Newcastle City Library holds tens of thousands of digitised photographs, maps and documents, and somewhere inside that collection an unknown number of files are duplicates — identical or near-identical images catalogued separately, clogging search results and consuming server storage that costs real money to maintain. The library, based on Laman Street in the city centre, has been working through a remediation project that staff began in earnest in late 2024, according to public documentation tabled at Hunter Joint Organisation meetings. It is unglamorous, painstaking work. It is also increasingly urgent.
The pressure to sort this out has sharpened in 2026 for a simple reason: artificial intelligence indexing tools have arrived in regional library systems and they surface duplicate content in ways that older catalogue software never did. Institutions that leave the problem unaddressed now risk polluting AI-assisted search results for researchers, journalists and school students alike. The University of Newcastle's Cultural Collections unit, housed at the Auchmuty Library on the Callaghan campus, flagged this specific risk in a working paper circulated to NSW university library networks in March 2026, noting that unchecked duplication undermines the reliability of automated metadata generation.
What Newcastle Is Doing — and What It Is Not
Newcastle's approach so far has been manual-first. Archivists at both Newcastle City Library and the University of Newcastle have used a combination of perceptual hashing software — tools that assign a numeric fingerprint to each image — and human review to flag suspected duplicates before any deletion occurs. No file is removed without a second opinion. That conservative method has a cost: the University of Newcastle's Cultural Collections team estimated in the same March 2026 working paper that a fully manual review of a 50,000-image archive takes roughly 1,400 staff hours at current resourcing levels.
Compare that to Rotterdam, where the Gemeentearchief Rotterdam completed a fully automated duplicate-purge of its 220,000-image digitised collection in 2023 using open-source deduplication pipelines developed at Delft University of Technology. The Dutch institution removed around 18,000 files in eight weeks with minimal human intervention. The result was faster, cheaper and, by Rotterdam's own published account, highly accurate — but critics inside the Dutch heritage sector noted that roughly 60 contextually distinct photographs were incorrectly flagged and deleted before the error was caught.
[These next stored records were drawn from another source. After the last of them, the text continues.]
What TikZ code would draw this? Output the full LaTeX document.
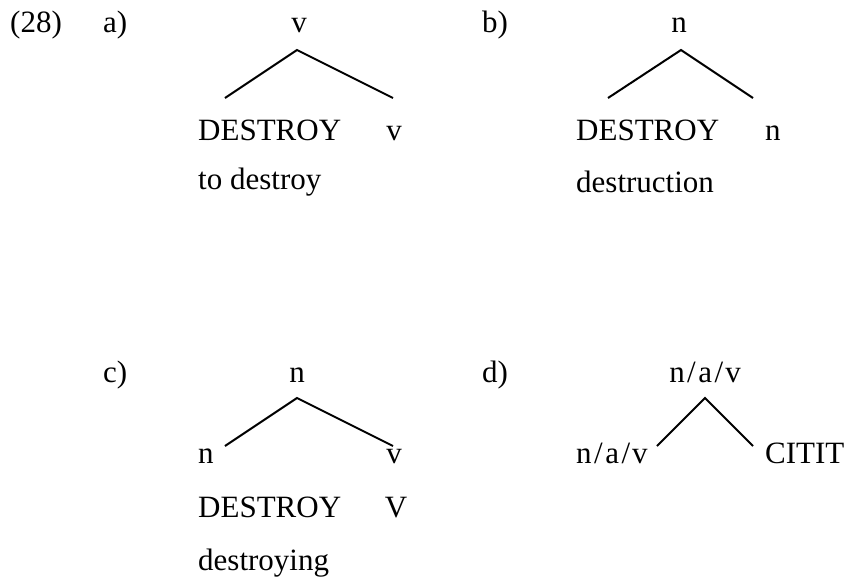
\documentclass[tikz,border=0pt]{standalone}
\usepackage{fontspec}
\setmainfont{Liberation Serif}
\newcommand{\nav}{n\kern2.5pt/\kern2.5pt a\kern2.5pt/\kern2pt v}
\begin{document}
\begin{tikzpicture}[x=1pt,y=-1pt,
  lbl/.style={inner sep=0pt,anchor=base west,font=\fontsize{31}{36}\selectfont},
  clbl/.style={inner sep=0pt,anchor=base,font=\fontsize{31}{36}\selectfont},
  branch/.style={line width=2pt,line cap=butt,line join=miter}]
\useasboundingbox (0,0) rectangle (846,579);
% labels
\node[lbl] (ex) at (10,32) {(28)};
\node[lbl] (la) at (103,32) {a)};
\node[lbl] (lb) at (482,32) {b)};
\node[lbl] (lc) at (103,382) {c)};
\node[lbl] (ld) at (482,382) {d)};
% tree a
\node[clbl] (av) at (299,32) {v};
\coordinate (aap) at (297,50);
\coordinate (aL) at (225,98);
\coordinate (aR) at (393,98);
\draw[branch] (aL) -- (aap) -- (aR);
\node[lbl] (ad) at (198,140) {DESTROY};
\node[clbl] (av2) at (394,140) {v};
\node[lbl] (at) at (198,189) {to destroy};
% tree b
\node[clbl] (bn) at (679,32) {n};
\coordinate (bap) at (681,50);
\coordinate (bL) at (608,98);
\coordinate (bR) at (753,98);
\draw[branch] (bL) -- (bap) -- (bR);
\node[lbl] (bd) at (576,140) {DESTROY};
\node[lbl] (bn2) at (765,140) {n};
\node[lbl] (bt) at (576,192) {destruction};
% tree c
\node[clbl] (cn) at (297,382) {n};
\coordinate (cap) at (297,398);
\coordinate (cL) at (225,446);
\coordinate (cR) at (393,446);
\draw[branch] (cL) -- (cap) -- (cR);
\node[lbl] (cn2) at (198,463) {n};
\node[clbl] (cv) at (394,463) {v};
\node[lbl] (cd) at (198,517) {DESTROY};
\node[clbl] (cV) at (396,517) {V};
\node[lbl] (ct) at (198,570) {destroying};
% tree d
\node[clbl] (dn) at (705,382) {\nav};
\coordinate (dap) at (705,398);
\coordinate (dL) at (657,446);
\coordinate (dR) at (753,446);
\draw[branch] (dL) -- (dap) -- (dR);
\node[lbl] (dl) at (576,463) {\nav};
\node[lbl] (dr) at (765,463) {CITIT};
\end{tikzpicture}
\end{document}
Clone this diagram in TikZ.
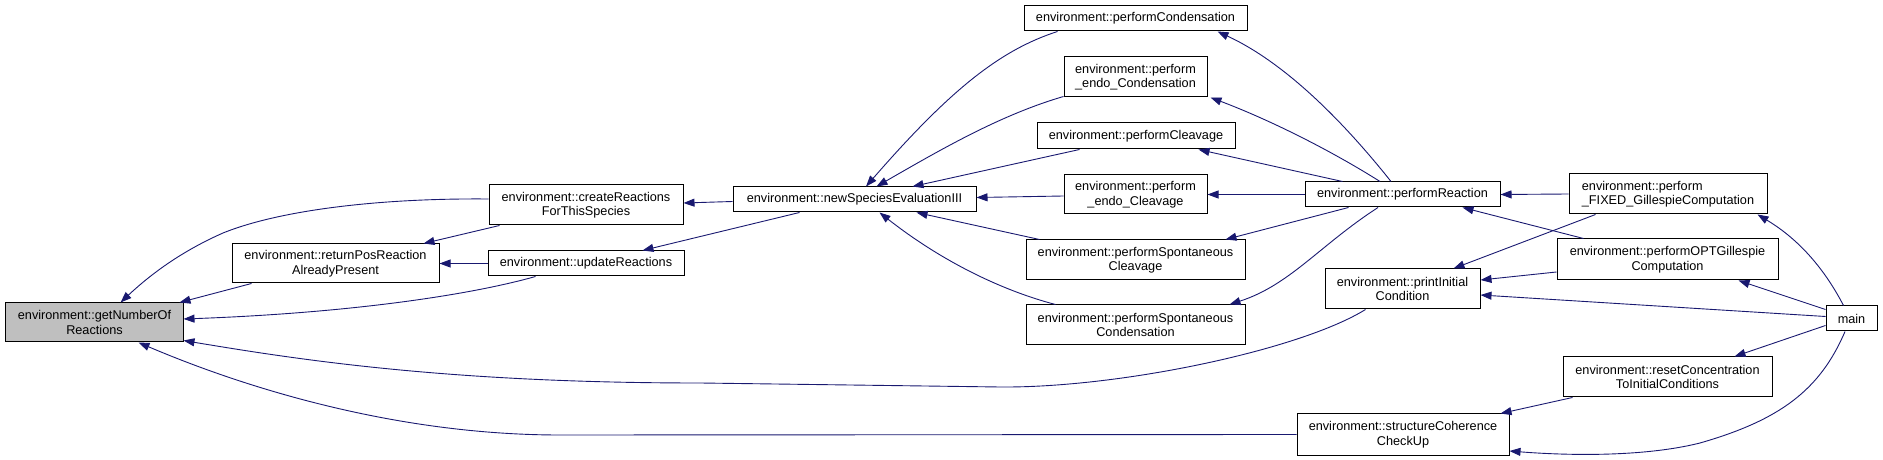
\documentclass[tikz,border=0pt]{standalone}
\usepackage{fontspec}
\setmainfont{Liberation Sans}
\usetikzlibrary{arrows.meta}
\definecolor{edgec}{RGB}{25,25,112}
\definecolor{fillg}{RGB}{191,191,191}
\begin{document}
\begin{tikzpicture}[x=1bp,y=-1bp,
  nbox/.style={draw=black, line width=1bp, fill=white, inner sep=0pt, align=center, text=black,
    font=\fontsize{12.7bp}{14.5bp}\selectfont},
  edge/.style={draw=edgec, line width=0.9bp, {Triangle[length=11bp,width=8bp]}-}]
\useasboundingbox (0,0) rectangle (1883,460);
% nodes
\node[nbox, fill=fillg, minimum width=177bp, minimum height=39bp] (A) at (94.5,322.5) {environment::getNumberOf\\Reactions};
\node[nbox, minimum width=207bp, minimum height=39bp] (B) at (335.5,263.5) {environment::returnPosReaction\\AlreadyPresent};
\node[nbox, minimum width=194bp, minimum height=40bp] (C) at (586,205) {environment::createReactions\\ForThisSpecies};
\node[nbox, minimum width=196bp, minimum height=25bp] (D) at (586,263.5) {environment::updateReactions};
\node[nbox, minimum width=243bp, minimum height=25bp] (E) at (854.5,199.5) {environment::newSpeciesEvaluationIII};
\node[nbox, minimum width=223bp, minimum height=25bp] (F) at (1135.5,18.5) {environment::performCondensation};
\node[nbox, minimum width=143bp, minimum height=40bp] (G) at (1135.5,77) {environment::perform\\\_endo\_Condensation};
\node[nbox, minimum width=198bp, minimum height=26bp] (H) at (1136,136) {environment::performCleavage};
\node[nbox, minimum width=143bp, minimum height=39bp] (I) at (1135.5,194.5) {environment::perform\\\_endo\_Cleavage};
\node[nbox, minimum width=219bp, minimum height=40bp] (J) at (1135.5,260) {environment::performSpontaneous\\Cleavage};
\node[nbox, minimum width=219bp, minimum height=40bp] (K) at (1135.5,325) {environment::performSpontaneous\\Condensation};
\node[nbox, minimum width=195bp, minimum height=25bp] (L) at (1402.5,194.5) {environment::performReaction};
\node[nbox, minimum width=155bp, minimum height=40bp] (M) at (1402.5,289) {environment::printInitial\\Condition};
\node[nbox, minimum width=212bp, minimum height=41bp] (N) at (1403,434.5) {environment::structureCoherence\\CheckUp};
\node[nbox, align=left, minimum width=198bp, minimum height=40bp] (O) at (1668,194) {environment::perform\\\_FIXED\_GillespieComputation};
\node[nbox, minimum width=221bp, minimum height=41bp] (P) at (1667.5,259.5) {environment::performOPTGillespie\\Computation};
\node[nbox, minimum width=209bp, minimum height=40bp] (Q) at (1667.5,377) {environment::resetConcentration\\ToInitialConditions};
\node[nbox, minimum width=51bp, minimum height=25bp] (R) at (1851.5,318.5) {main};
% edges (tip at callee)
\draw[edge] ([xshift=115bp]A.north west) .. controls (150,275) and (180,252) .. (223,233) .. controls (280,210) and (380,198) .. ([yshift=6bp]C.west);
\draw[edge] ([xshift=-4bp]A.north east) -- ([xshift=20bp]B.south west);
\draw[edge] ([yshift=3.5bp]A.east) .. controls (350,313) and (470,295) .. ([xshift=48bp]D.south west);
\draw[edge] ([yshift=2bp]A.south east) .. controls (300,360) and (450,383) .. (700,383) -- (1000,387) .. controls (1120,388) and (1300,350) .. ([xshift=41bp]M.south west);
\draw[edge] ([xshift=-45bp]A.south east) .. controls (250,390) and (400,435) .. (560,435) -- (N.west);
\draw[edge] ([yshift=2bp]C.east) -- ([yshift=-2bp]E.west);
\draw[edge] (B.east) -- (D.west);
\draw[edge] ([xshift=-16bp]B.north east) -- ([xshift=11bp]C.south west);
\draw[edge] ([xshift=-42bp]D.north east) -- ([xshift=67bp]E.south west);
\draw[edge] ([xshift=11.5bp]E.north) .. controls (950,90) and (1000,50) .. ([xshift=34bp]F.south west);
\draw[edge] ([xshift=22bp]E.north) .. controls (940,150) and (1000,115) .. ([yshift=1bp]G.south west);
\draw[edge] ([xshift=58bp]E.north) -- ([xshift=43bp]H.south west);
\draw[edge] ([yshift=2bp]E.east) -- ([yshift=-1.5bp]I.west);
\draw[edge] ([xshift=62bp]E.south) -- ([xshift=14bp]J.north west);
\draw[edge] ([xshift=25bp]E.south) .. controls (940,260) and (1000,290) .. ([xshift=30bp]K.north west);
\draw[edge] ([xshift=-30bp]F.south east) .. controls (1290,65) and (1350,130) .. ([xshift=-11.5bp]L.north);
\draw[edge] ([xshift=3bp]G.south east) .. controls (1270,120) and (1330,150) .. ([xshift=-22.5bp]L.north);
\draw[edge] ([xshift=-37bp]H.south east) -- ([xshift=38bp]L.north west);
\draw[edge] (I.east) -- (L.west);
\draw[edge] ([xshift=-20bp]J.north east) -- ([xshift=44bp]L.south west);
\draw[edge] ([xshift=-16bp]K.north east) .. controls (1290,285) and (1320,245) .. ([xshift=-24.5bp]L.south);
\draw[edge] (L.east) -- (O.west);
\draw[edge] ([xshift=-38bp]L.south east) -- ([xshift=27bp]P.north west);
\draw[edge] ([xshift=-27bp]M.north east) -- ([xshift=27bp]O.south west);
\draw[edge] ([yshift=9bp]M.east) -- ([yshift=-12.5bp]P.west);
\draw[edge] ([yshift=-6bp]M.east) -- ([yshift=2bp]R.west);
\draw[edge] ([xshift=-10bp]O.south east) .. controls (1800,240) and (1825,270) .. ([xshift=-8bp]R.north);
\draw[edge] ([xshift=-40bp]P.south east) -- ([yshift=9bp]R.west);
\draw[edge] ([xshift=-38bp]Q.north east) -- ([yshift=-7bp]R.west);
\draw[edge] ([xshift=-9bp]N.north east) -- ([xshift=10bp]Q.south west);
\draw[edge] ([yshift=-16.5bp]N.east) .. controls (1560,455) and (1640,458) .. (1700,443) .. controls (1780,420) and (1820,390) .. ([xshift=-6.5bp]R.south);
\end{tikzpicture}
\end{document}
Richmond, Virginia's Valentine museum took a middle path. Its 2024 digital remediation project, publicly documented in the American Alliance of Museums journal that October, paired automated flagging with a crowd-sourced verification step, inviting registered community members to review flagged pairs online before archivists made the final call. Participation rates were modest — around 340 verified community contributors over six months — but the model drew genuine interest from Australian heritage bodies, including a delegation from the State Library of NSW that visited Richmond in February 2025.
The Local Stakes Are Higher Than They Look
Newcastle's digital heritage collections carry material that exists nowhere else: pre-federation photographs of the BHP steelworks site at Mayfield, flood survey maps of Throsby Creek dating to the 1950s, oral history recordings from Hunter coalfields communities that have since been resettled. Losing even a handful of those files to an incorrect automated deletion would be irreversible. That risk calculus explains why local institutions have been slower to automate than their European counterparts.
City of Newcastle's draft Digital Preservation Policy, released for public comment in April 2026, explicitly states that no deletion workflow for heritage-grade assets will proceed without dual-staff sign-off regardless of the automation tool in use. The policy is expected to be formally adopted before the end of the 2026 calendar year.
For community members and researchers who rely on these archives, the practical upshot is straightforward. If you are searching Newcastle City Library's online catalogue and encounter what appears to be a duplicated entry — same image, different catalogue numbers — the library's local studies desk on Laman Street takes direct reports via its online feedback form. Those reports are being actively reviewed and folded into the ongoing remediation queue. The Auchmuty Library's Cultural Collections unit accepts similar notifications through the University of Newcastle's library portal. Both institutions have said publicly that community reporting has already helped surface errors that automated tools missed.